Mr. Leonard seems to be having problems with my general message: Do not fool yourselves that algae, soybeans, palm oil, corn or switchgrass can solve the runaway problem of energy consumption in the United States and, now, the world. The reason is simple, the laws of nature, specifically the First and Second Law of thermodynamics do not allow for the sustained production of energy from plants in 1 year at the same rate as we have been using fossil energy accumulated over 500,000,000 years.
I would like to invite Mr. Leonard and the Salon readers to audit my course CE170 "Energy, Earth and Humans," that starts next week at Berkeley. Perhaps this course could help Mr. Leonard to recognize the power of the Second Law of thermodynamics he seems to have ignored. A very prominent astrophysicist, Sir Arthur Stanley Eddington, said these words 60 years ago:
"The law that entropy increases -- the Second Law of Thermodynamics -- holds, I think, the supreme position among laws of nature. If someone points out to you that your pet theory of the universe is in disagreement with Maxwell's equations -- then so much the worse for Maxwell's equations. If it is contradicted by observation -- well, these experimentalists do bungle things sometimes. But if your theory is found against the Second Law of Thermodynamics, I can give you no hope; there is nothing for it but to collapse in deepest humiliation."

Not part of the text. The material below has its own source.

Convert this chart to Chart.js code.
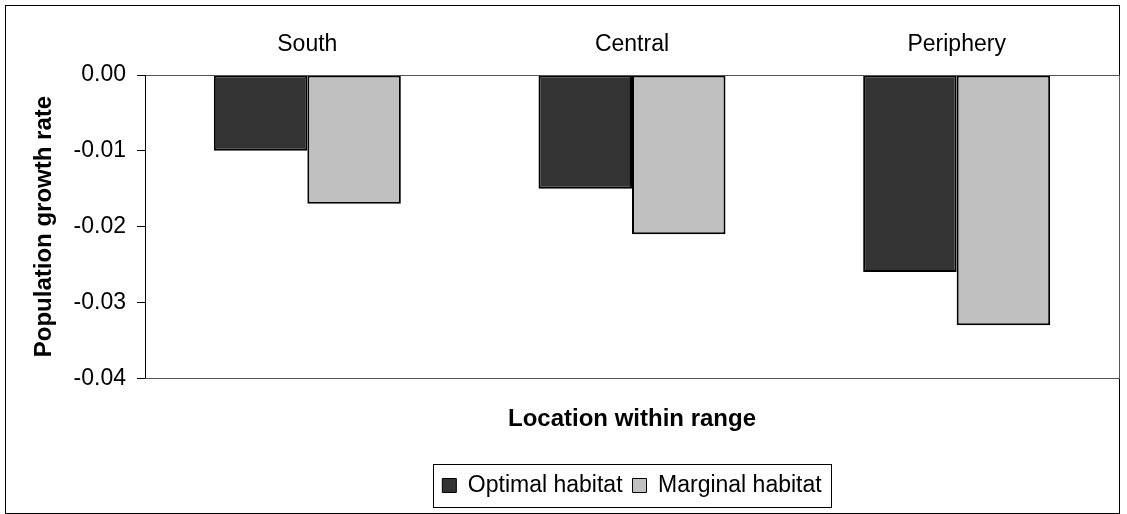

In the intervening 60 years, Americans have had ample time and opportunity to learn the true meaning of these words. We have not at our own peril.
However -- I am not quite sure why professor Patzek is under the impression that I do not appreciate his views on energy consumption and the Second Law of Thermodynamics. In my October post on a talk he gave at Berkeley, I specifically noted:
His fundamental point is that our current energy consumption is unsustainable, even if biofuel production was ramped up at spectacular growth rates. Thermodynamically, we just can't do it -- we're burning through the planet's accumulated energy reserves faster than we can create or discover new sources of fuel...
We can hope that solar becomes cost-competitive and we can dream of cellulosic ethanol technologies or algae-brewed biodiesel that leave old-fashioned corn-based ethanol in the dust, but there is unlikely to be a magic techno-fix. We're going to have to do more with less.